Mr Heron’s encouragement eventually filtered through and changed the way I approached most other subjects at school. I started to climb back up the sets so I could do the higher paper GCSEs and really started to see the importance of my work. Come results day, Geography was my highest mark.

Because of Mr Heron I went on to do geography at A level and was the only person in my immediate family to go to university, where I studied a human geography and social science filled degree, met some incredible friends and moved to the city I love today.

Contrary to my maths teacher's predictions. He’d have us write lines about enjoying a career working in the Snack Factory, if he kept us behind at lunch.

A somewhat skewed way of encouraging us to have ambition. Which was unusual and difficult, in an industrial town where literally every adult you know worked in a factory, or didn’t work at all.

I still love geography now - anything to do with rivers, clouds, tourism, eco systems, national parks, AONB’s… that’s area of outstanding natural beauty.

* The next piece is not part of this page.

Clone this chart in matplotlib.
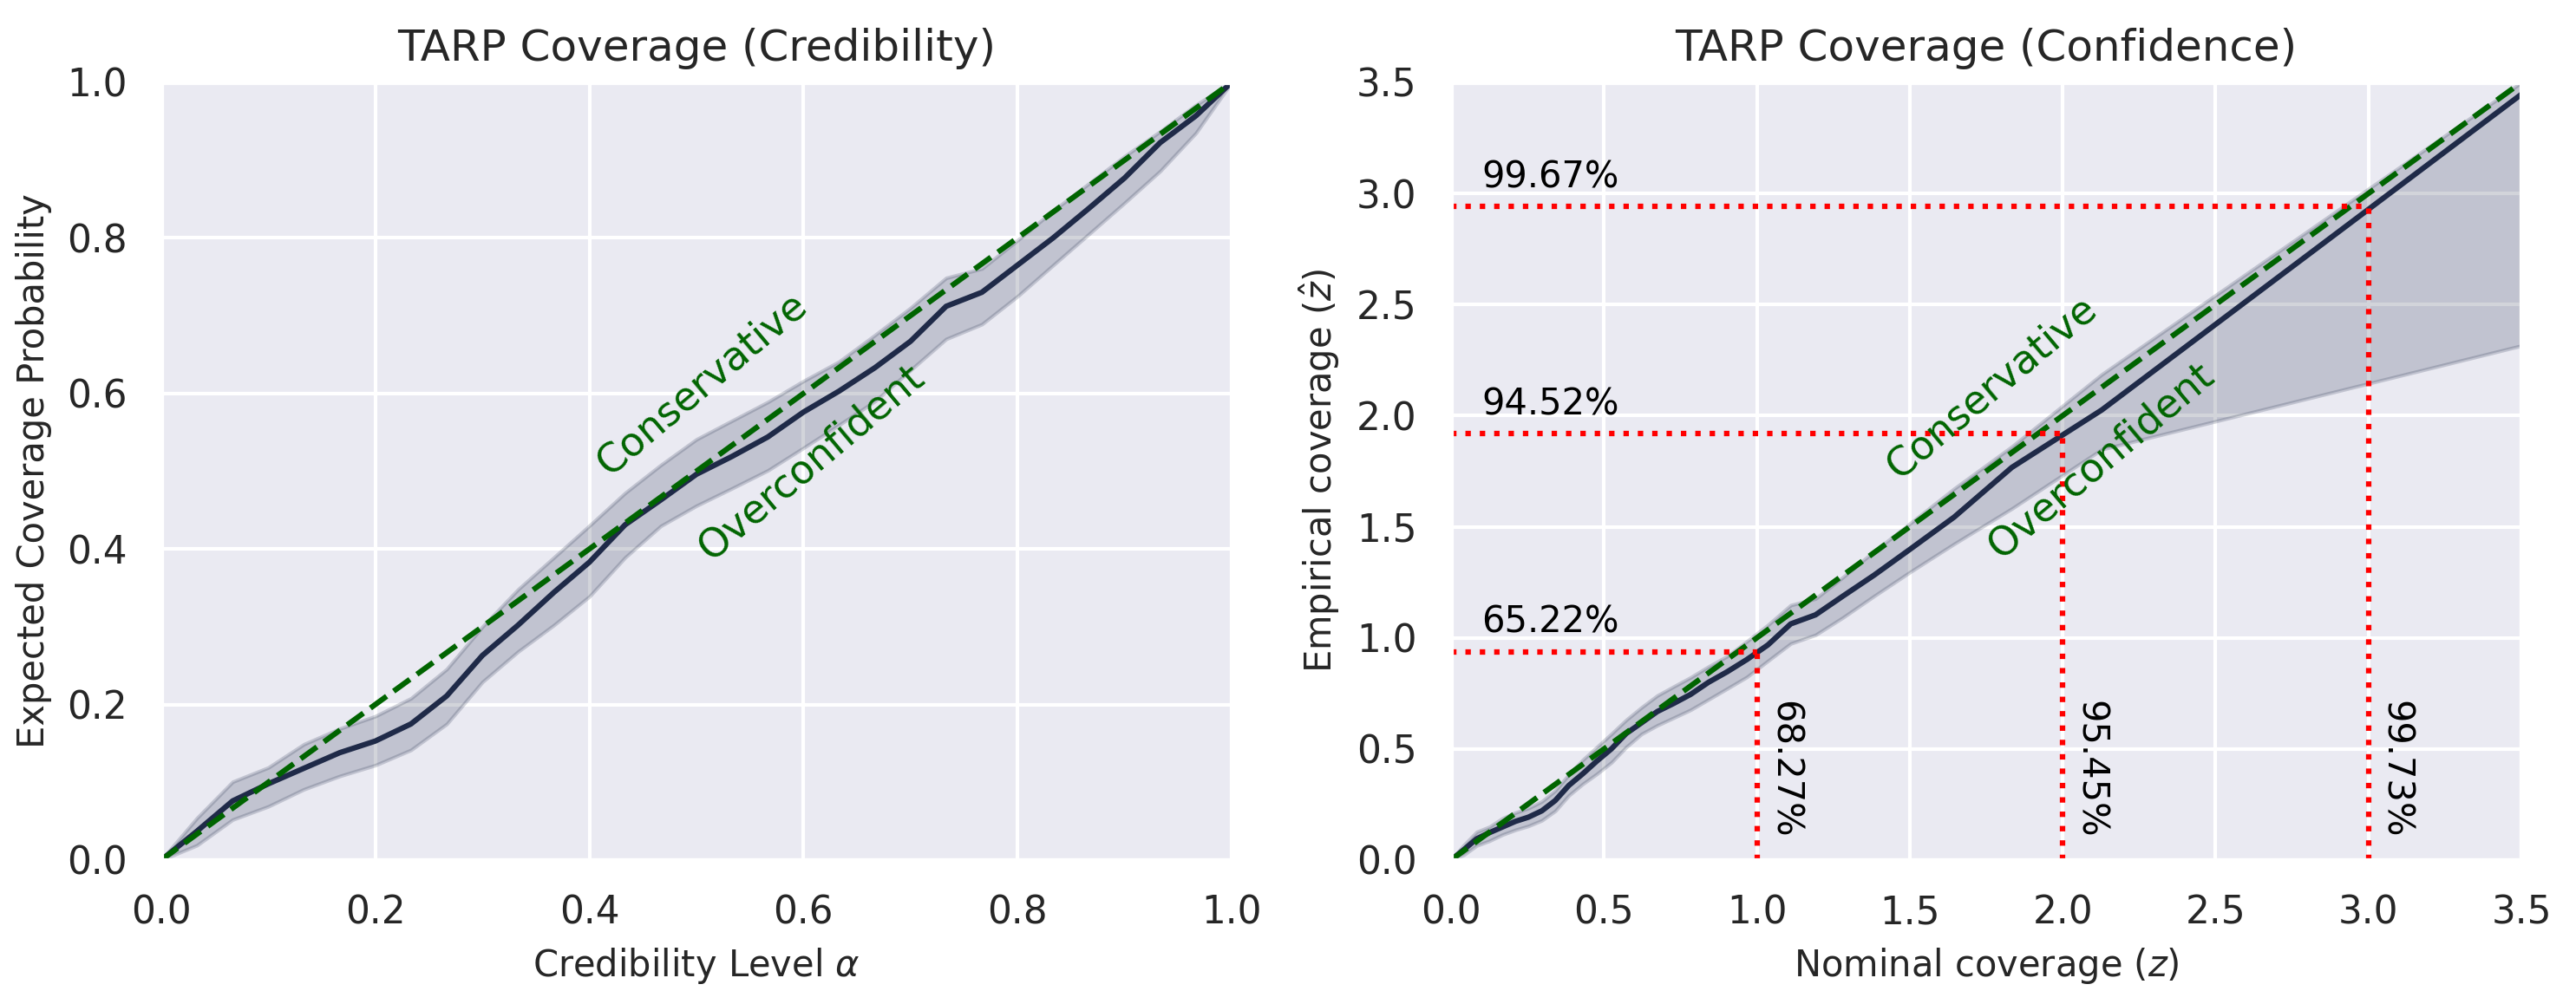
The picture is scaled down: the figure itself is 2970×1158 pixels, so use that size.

Some things you never forget!

I spoke to a few friends about their amazing teachers and here's what they said:

Nic said: “I’m just thinking of my teacher that used to tell me - a cripplingly shy girl with problems at home, sat in the bottom set - in front of a whole class of bullies 'you’re too clever to be in this class, it's for idiots, you should be in the top set'. It was a geography teacher too! I wonder if it was the same one but I can’t remember his name.”

Pamela said: “A lot is changing, thankfully. If there is that 'naughty' behaviour in colleges I know we are asking the question of what happened/or is happening to you rather than why you acting like that? (In a negative way)."

Nina added: “Mrs Haigh. Literally went above and beyond. She drove us to fixtures in her own car. She got me stuck into Netball when there wasn’t really much out there for girls at the time. Genuinely a lovely person. If it wasn’t for her, I don’t think I’d be Head of PE now.”

Lois said: “Mrs Huxley-Blythe, an absolutely sound English teacher who made me feel like I was cool and that I mattered. Like what I said was interesting and important. I’m forever grateful.”

I hope all the hero teachers are enjoying their summer holidays, knowing that their words and their work will be remembered for a lifetime.